Syntax for XML 1.0 identifiers

Name ::= (Letter | '_' | ':') (NameChar)*

Nmtoken ::= (NameChar)+

NameChar ::= Letter | Digit | '.' | '-' | '_' | ':' | CombiningChar | Extender

/* the short dash there is probably meant to be HYPHEN-MINUS... */

In annex B:

Letter ::= BaseChar | Ideographic                           [intent: {Lu}, {Ll}, {Lt}, {Lo}, {Nl}?]

BaseChar ::= /* long list in annex B */

Ideographic ::= /* list of ranges in annex B */

Digit ::= /* list of ranges in annex B */                      [intent: {Nd}, missing {No}]

CombiningChar ::= /* list in annex B */                    [includes {Mc}, {Mn}, {Me}(?)]

Extender ::= /* list in annex B */                                [includes {Lm}?]

[I have not analysed the lists in annex B, that is saved for a revised version of this document, but there is commentary in that annex about intent.]




Unicode identifier syntax recommendations:

Identifier ::= IdentifierStart (IdentifierStart | IdentifierExtend)*

IdentifierStart ::= {Lu} | {Ll} | {Lt} | {Lm} | {Lo} | {Nl}

IdentifierExtend ::= {Mn} | {Mc} | {Nd} | {Pc} | {Cf}



Suggestion for new syntax for XML (v. 2.0?) identifiers

Assume that the Unicode version is declared something like

            <?xml version="2.0" unicode-version="3.2"?>

for XML (v. 2.0(?) or later) documents, and that the identifier syntax (for XML v.2.0) is tied to Unicode character property values, rather than giving a list of code points directly in the syntax for XML (v. 2.0?).

Identifier (Name and Nmtoken) identity should be based on compatibility equivalence (see NFKC or NFKD), plus additional equivalence of all {Pd}, equivalence of all {Pc}, and equivalence of full stops. (If a subset of {Cf}s are allowed, they should be ignored for identifier name equality.)

This proposal does not make any greater effort at being backward compatible with strange edge cases that are allowed in XML 1.0. They have hopefully never been used anyway...

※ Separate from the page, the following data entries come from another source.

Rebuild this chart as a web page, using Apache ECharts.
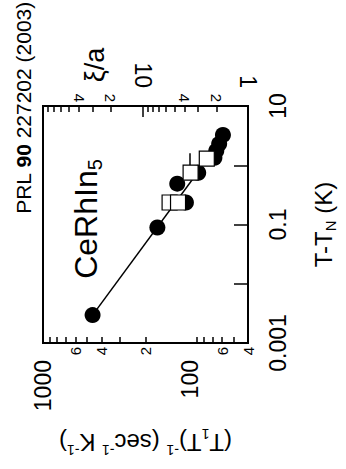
<!DOCTYPE html>
<html><head><meta charset="utf-8">
<script src="https://cdn.jsdelivr.net/npm/echarts@6/dist/echarts.min.js"></script>
<style>html,body{margin:0;padding:0;background:#fff}#c{width:346px;height:469px}</style>
</head><body><div id="c"></div>
<script>
// (T1T)^-1 in sec^-1 K^-1 and T-T_N in K
const filledRelax = [459, 166, 121.5, 106, 87.4, 67.8, 65.8, 62.9, 59.3];
const filledTemp  = [0.00296, 0.089, 0.489, 0.235, 0.748, 1.34, 1.75, 2.30, 3.25];
const openRelax = [137, 120, 98.5, 76.4];
const openTemp  = [0.235, 0.235, 0.748, 1.29];
const fitRelax = [459, 76];
const fitTemp  = [0.00296, 1.25];
// axis ranges
const relaxRange = [40, 1000];
const tempRange = [0.001, 10];
const xiRange = [1, 88.3];
// tick values and tick labels
const relaxMajorTicks = [100];
const relaxMajorLabels = [1000, 100];
const relaxMinorTicks = [900, 800, 700, 600, 500, 400, 300, 200, 90, 80, 70, 60, 50];
const relaxMinorLabels = [600, 400, 200, 60, 40];
const xiMajorTicks = [10];
const xiMajorLabels = [10, 1];
const xiMinorTicks = [80, 70, 60, 50, 40, 30, 20, 9, 8, 7, 6, 5, 4, 3, 2];
const xiMinorLabels = [40, 20, 4, 2];
const tempTicks = [0.01, 0.1, 1];
const tempLabels = [0.001, 0.1, 10];

const L = Math.log10;
const FONT = '"Liberation Sans", Arial, sans-serif';
const fullFmt = v => String(Number(Math.pow(10, v).toPrecision(3)));
const digitFmt = v => String(Math.round(Math.pow(10, v))).charAt(0);

function xAx(pos, range, ticks, tickLen, labels, fontSize, margin, fmt, extra) {
  return Object.assign({
    type: 'value', position: pos, gridIndex: 0,
    min: L(range[0]), max: L(range[1]), inverse: true,
    axisLine: { show: false }, splitLine: { show: false },
    axisTick: { show: ticks.length > 0, inside: true, length: tickLen,
      customValues: ticks.map(L), lineStyle: { color: '#000', width: 1.5 } },
    axisLabel: { show: true, customValues: labels.map(L), rotate: 90, margin: margin,
      fontSize: fontSize, fontFamily: FONT, color: '#000', formatter: fmt,
      showMinLabel: true, showMaxLabel: true, hideOverlap: false }
  }, extra || {});
}

const chart = echarts.init(document.getElementById('c'), null, { renderer: 'svg' });
chart.setOption({
  animation: false,
  backgroundColor: '#fff',
  grid: { left: 43, top: 106, width: 216, height: 237, show: true,
    borderColor: '#000', borderWidth: 2, backgroundColor: 'transparent' },
  xAxis: [
    xAx('bottom', relaxRange, relaxMajorTicks, 12, relaxMajorLabels, 23, 17, fullFmt, {
      name: '(T{sub|1}T){sup|-1} (sec{sup|-1} K{sup|-1})',
      nameLocation: 'middle', nameRotate: 180, nameGap: 84,
      nameTextStyle: { fontSize: 24, fontFamily: FONT, color: '#000', lineHeight: 30,
        rich: {
          sub: { fontSize: 14, fontFamily: FONT, color: '#000', verticalAlign: 'bottom', lineHeight: 14 },
          sup: { fontSize: 14, fontFamily: FONT, color: '#000', verticalAlign: 'top', lineHeight: 14 }
        } }
    }),
    xAx('bottom', relaxRange, relaxMinorTicks, 6, relaxMinorLabels, 15, 4, digitFmt),
    xAx('top', xiRange, xiMajorTicks, 11, xiMajorLabels, 23, 18, fullFmt),
    xAx('top', xiRange, xiMinorTicks, 6, xiMinorLabels, 15, 4, digitFmt)
  ],
  yAxis: [{
    type: 'value', position: 'right', min: L(tempRange[0]), max: L(tempRange[1]),
    axisLine: { show: false }, splitLine: { show: false },
    axisTick: { show: true, inside: true, length: 14, customValues: tempTicks.map(L),
      lineStyle: { color: '#000', width: 1.5 } },
    axisLabel: { customValues: tempLabels.map(L), rotate: 90, margin: 18, fontSize: 23,
      fontFamily: FONT, color: '#000', formatter: fullFmt, showMinLabel: true, showMaxLabel: true },
    name: 'T-T{sub|N} (K)', nameLocation: 'middle', nameRotate: 90, nameGap: 60,
    nameTextStyle: { fontSize: 24, fontFamily: FONT, color: '#000', lineHeight: 30,
      rich: { sub: { fontSize: 15, fontFamily: FONT, color: '#000', verticalAlign: 'bottom', lineHeight: 14 } } }
  }],
  graphic: [
    { type: 'text', x: 23, y: 108, rotation: Math.PI / 2,
      style: { text: 'PRL {b|90} 227202 (2003)', fontSize: 21, fontFamily: FONT, fill: '#000',
        align: 'center', verticalAlign: 'middle',
        rich: { b: { fontSize: 21, fontFamily: FONT, fontWeight: 'bold', fill: '#000' } } } },
    { type: 'text', x: 86, y: 219, rotation: Math.PI / 2, z: 10,
      style: { text: 'CeRhIn{s|5}', fontSize: 32, fontFamily: FONT, fill: '#000', lineHeight: 38,
        align: 'center', verticalAlign: 'middle',
        rich: { s: { fontSize: 20, fontFamily: FONT, fill: '#000', verticalAlign: 'bottom', lineHeight: 20 } } } },
    { type: 'text', x: 95, y: 65, rotation: Math.PI / 2,
      style: { text: 'ξ/a', fontSize: 27, fontFamily: FONT, fill: '#000',
        align: 'center', verticalAlign: 'middle' } }
  ],
  series: [
    { type: 'line', name: 'fit', xAxisIndex: 0, yAxisIndex: 0, symbol: 'none', z: 2,
      lineStyle: { color: '#000', width: 1.5 },
      data: fitRelax.map((v, i) => [L(v), L(fitTemp[i])]) },
    { type: 'scatter', name: 'filled', xAxisIndex: 0, yAxisIndex: 0, symbol: 'circle', symbolSize: 16, z: 3,
      itemStyle: { color: '#000', opacity: 1 },
      data: filledRelax.map((v, i) => [L(v), L(filledTemp[i])]) },
    { type: 'scatter', name: 'open', xAxisIndex: 0, yAxisIndex: 0, symbol: 'rect', symbolSize: 15, z: 4,
      itemStyle: { color: '#fff', borderColor: '#000', borderWidth: 1.2, opacity: 1 },
      data: openRelax.map((v, i) => [L(v), L(openTemp[i])]) }
  ]
});
</script></body></html>
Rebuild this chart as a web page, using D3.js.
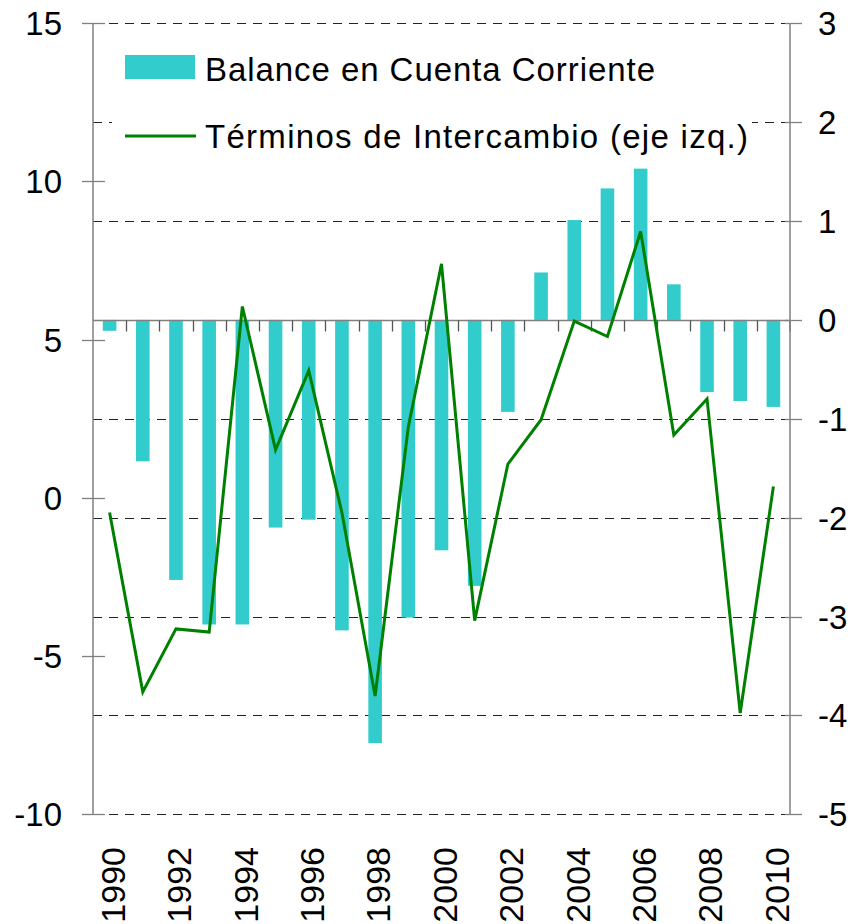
<!DOCTYPE html>
<html>
<head>
<meta charset="utf-8">
<script src="https://cdn.jsdelivr.net/npm/d3@7"></script>
<style>
  body { margin: 0; background: #fff; }
  svg { display: block; font-family: "Liberation Sans", Arial, sans-serif; }
</style>
</head>
<body>
<svg id="chart" width="850" height="924"></svg>
<script>
/* Data */
var years = [1990, 1991, 1992, 1993, 1994, 1995, 1996, 1997, 1998, 1999, 2000,
  2001, 2002, 2003, 2004, 2005, 2006, 2007, 2008, 2009, 2010];

// Balance en cuenta corriente (eje der.)
var balance = [-0.11, -1.43, -2.63, -3.08, -3.08, -2.10, -2.02, -3.14, -4.28, -3.01, -2.33,
  -2.69, -0.93, 0.48, 1.01, 1.33, 1.53, 0.36, -0.73, -0.82, -0.88];

// Terminos de intercambio (eje izq.)
var terminos = [-0.46, -6.13, -4.14, -4.24, 6.05, 1.52, 4.02, -0.47, -6.26, 2.24, 7.40,
  -3.88, 1.07, 2.47, 5.59, 5.10, 8.42, 1.99, 3.13, -6.80, 0.36];

var leftTicks = [-10, -5, 0, 5, 10, 15];
var rightTicks = [-5, -4, -3, -2, -1, 0, 1, 2, 3];
var yearLabels = [1990, 1992, 1994, 1996, 1998, 2000, 2002, 2004, 2006, 2008, 2010];

var legendItems = ["Balance en Cuenta Corriente", "Términos de Intercambio (eje izq.)"];

/* Scales */
var plotLeft = 93, plotRight = 790, plotTop = 23.3, plotBottom = 814.3;

var x = d3.scaleBand()
  .domain(years)
  .range([plotLeft, plotRight]);

var yLeft = d3.scaleLinear()
  .domain([-10, 15])
  .range([plotBottom, plotTop]);

var yRight = d3.scaleLinear()
  .domain([-5, 3])
  .range([plotBottom, plotTop]);

var svg = d3.select("svg#chart");

// dashed gridlines (right axis ticks, except zero)
svg.append("g")
  .selectAll("line")
  .data(rightTicks.filter(d => d !== 0))
  .enter()
  .append("line")
  .attr("x1", plotLeft)
  .attr("x2", plotRight + 12)
  .attr("y1", d => Math.round(yRight(d)) + 0.5)
  .attr("y2", d => Math.round(yRight(d)) + 0.5)
  .attr("stroke", "#222")
  .attr("stroke-width", 1)
  .attr("stroke-dasharray", "9,7");

// legend background hides part of the gridline
svg.append("rect")
  .attr("x", 112)
  .attr("y", 36)
  .attr("width", 640)
  .attr("height", 128)
  .attr("fill", "#fff");

/* Bars */
var barW = x.bandwidth() * 0.41;
svg.append("g")
  .selectAll("rect")
  .data(years)
  .enter()
  .append("rect")
  .attr("x", (d) => x(d) + (x.bandwidth() - barW) / 2)
  .attr("width", barW)
  .attr("y", (d, i) => yRight(Math.max(0, balance[i])))
  .attr("height", (d, i) => Math.abs(yRight(balance[i]) - yRight(0)))
  .attr("fill", "#33CCCC");

// zero line with category ticks
var y0 = Math.round(yRight(0)) + 0.5;
svg.append("line")
  .attr("x1", plotLeft).attr("x2", plotRight)
  .attr("y1", y0).attr("y2", y0)
  .attr("stroke", "#808080")
  .attr("stroke-width", 1.5);

svg.append("g")
  .selectAll("line")
  .data(years.slice(1).concat(["end"]))
  .enter()
  .append("line")
  .attr("x1", d => d === "end" ? plotRight : Math.round(x(d)) + 0.5)
  .attr("x2", d => d === "end" ? plotRight : Math.round(x(d)) + 0.5)
  .attr("y1", y0)
  .attr("y2", y0 + 11)
  .attr("stroke", "#555")
  .attr("stroke-width", 1.3);

/* Line */
var line = d3.line()
  .x((d, i) => x(years[i]) + x.bandwidth() / 2)
  .y(d => yLeft(d));

svg.append("path")
  .datum(terminos)
  .attr("d", line)
  .attr("fill", "none")
  .attr("stroke", "#008000")
  .attr("stroke-width", 3)
  .attr("stroke-linejoin", "miter");

/* Axes */
svg.append("line")
  .attr("x1", plotLeft).attr("x2", plotLeft)
  .attr("y1", plotTop).attr("y2", plotBottom)
  .attr("stroke", "#808080").attr("stroke-width", 1.5);

svg.append("line")
  .attr("x1", plotRight).attr("x2", plotRight)
  .attr("y1", plotTop).attr("y2", plotBottom)
  .attr("stroke", "#808080").attr("stroke-width", 1.5);

var lt = svg.append("g").selectAll("g")
  .data(leftTicks)
  .enter()
  .append("g")
  .attr("transform", d => `translate(0,${Math.round(yLeft(d)) + 0.5})`);

lt.append("line")
  .attr("x1", plotLeft - 11).attr("x2", plotLeft + 12)
  .attr("stroke", "#808080").attr("stroke-width", 1.3);

lt.append("text")
  .attr("x", 62)
  .attr("dy", "0.36em")
  .attr("text-anchor", "end")
  .attr("font-size", 33)
  .attr("fill", "#000")
  .text(d => d);

var rt = svg.append("g").selectAll("g")
  .data(rightTicks)
  .enter()
  .append("g")
  .attr("transform", d => `translate(0,${Math.round(yRight(d)) + 0.5})`);

rt.append("line")
  .attr("x1", plotRight - 5).attr("x2", plotRight + 12)
  .attr("stroke", "#808080").attr("stroke-width", 1.3);

rt.append("text")
  .attr("x", 818)
  .attr("dy", "0.36em")
  .attr("font-size", 33)
  .attr("fill", "#000")
  .text(d => d);

// year labels, rotated
svg.append("g")
  .selectAll("text")
  .data(yearLabels)
  .enter()
  .append("text")
  .attr("transform", d => `translate(${x(d) + x.bandwidth() / 2 + 3},847) rotate(-90)`)
  .attr("text-anchor", "end")
  .attr("dy", "0.36em")
  .attr("font-size", 34)
  .attr("fill", "#000")
  .text(d => d);

/* Legend */
svg.append("rect")
  .attr("x", 125).attr("y", 55)
  .attr("width", 70).attr("height", 24)
  .attr("fill", "#33CCCC");

svg.append("line")
  .attr("x1", 125).attr("x2", 196)
  .attr("y1", 136).attr("y2", 136)
  .attr("stroke", "#008000")
  .attr("stroke-width", 3);

var legendWidths = [450, 543];
svg.append("g")
  .selectAll("text")
  .data(legendItems)
  .enter()
  .append("text")
  .attr("x", 205)
  .attr("y", (d, i) => i === 0 ? 81 : 148)
  .attr("font-size", 33)
  .attr("textLength", (d, i) => legendWidths[i])
  .attr("lengthAdjust", "spacing")
  .attr("fill", "#000")
  .text(d => d);
</script>
</body>
</html>
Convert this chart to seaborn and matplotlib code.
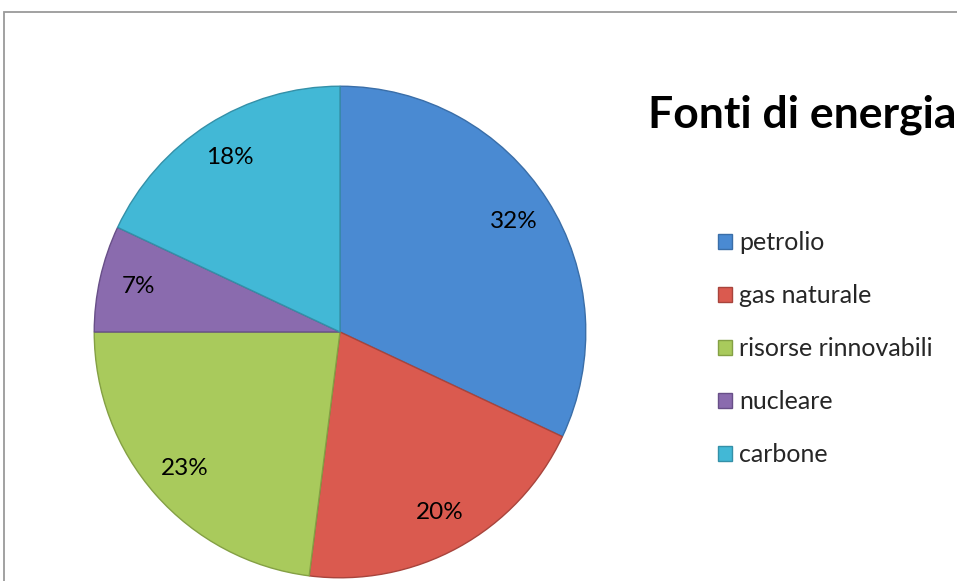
import matplotlib
matplotlib.use("Agg")
import matplotlib.pyplot as plt
import seaborn as sns
from matplotlib.patches import Rectangle

# dati
fonti = ["petrolio", "gas naturale", "risorse rinnovabili", "nucleare", "carbone"]
percentuali = [32, 20, 23, 7, 18]
colori = ["#4A8AD2", "#DA5A4F", "#A9CA5C", "#8A6BAE", "#42B8D6"]
bordi = ["#3A6EA8", "#A8443C", "#84A044", "#684F88", "#3490A8"]

sns.set_theme(style="white")
plt.rcParams["font.family"] = ["Lato", "DejaVu Sans"]

W, H = 957, 581
fig = plt.figure(figsize=(W / 100, H / 100), dpi=100)

# cornice grigia
fig.add_artist(Rectangle((4 / W, -0.1), 2, (H - 12) / H + 0.1,
                         transform=fig.transFigure, fill=False,
                         edgecolor="#9a9a9a", lw=1.3))

# torta: centro (340, 332), raggio 247 px
cx, cy, r = 340, 332, 247
ax = fig.add_axes([(cx - r) / W, (H - cy - r) / H, 2 * r / W, 2 * r / H])
wedges, texts, autotexts = ax.pie(
    percentuali,
    colors=sns.color_palette(colori),
    startangle=90,
    counterclock=False,
    autopct="%d%%",
    pctdistance=0.84,
    wedgeprops=dict(linewidth=1.0),
    textprops=dict(fontsize=17.5, color="black"),
)
for w, b in zip(wedges, bordi):
    w.set_edgecolor(b)
ax.set_xlim(-1.005, 1.005)
ax.set_ylim(-1.005, 1.005)
ax.set_aspect("equal")
ax.axis("off")

# titolo
fig.text(648 / W, 1 - 115 / H, "Fonti di energia", fontsize=32,
         fontweight="bold", ha="left", va="center", color="black")

# legenda
leg = fig.legend(wedges, fonti, loc="upper left",
                 bbox_to_anchor=(718 / W, 1 - 231 / H),
                 frameon=False, fontsize=18,
                 handlelength=0.55, handleheight=0.55,
                 handletextpad=0.3, labelspacing=1.2, borderpad=0,
                 borderaxespad=0)

fig.savefig("out.png", dpi=100)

Name ::= NameStart (Connect? NmtokenStart)*

Nmtoken ::= NmtokenStart (Connect? NmtokenStart)*

NameStart ::= Letter | ':' | {Pc}

            /* [{Pc} generalises LOW LINE; move ':' and {Pc} to Connect!] */

NmtokenStart ::= NameStart | {Nd} | {No}

Letter ::= ({Ll} | {Lu} | {Lt} | {Lo} | {Lm} | {Nl}[??]) ({Mc} | {Mn})*

            /* [{Nl}s and other letters with compatibility decompositions will be

            NFK*ed away...; IDSes?; Hangul Jamo?; language independent

            grapheme syntax?] */

Connect ::= {Pd} | '.' | {Ideographic full stop}

            /* [{Pd} generalises HYPHEN-MINUS; true apostrophe?; middle dot?] */

            /* [move ':' and {Pc} here?] */


This is just a first suggestion, and comments are welcome.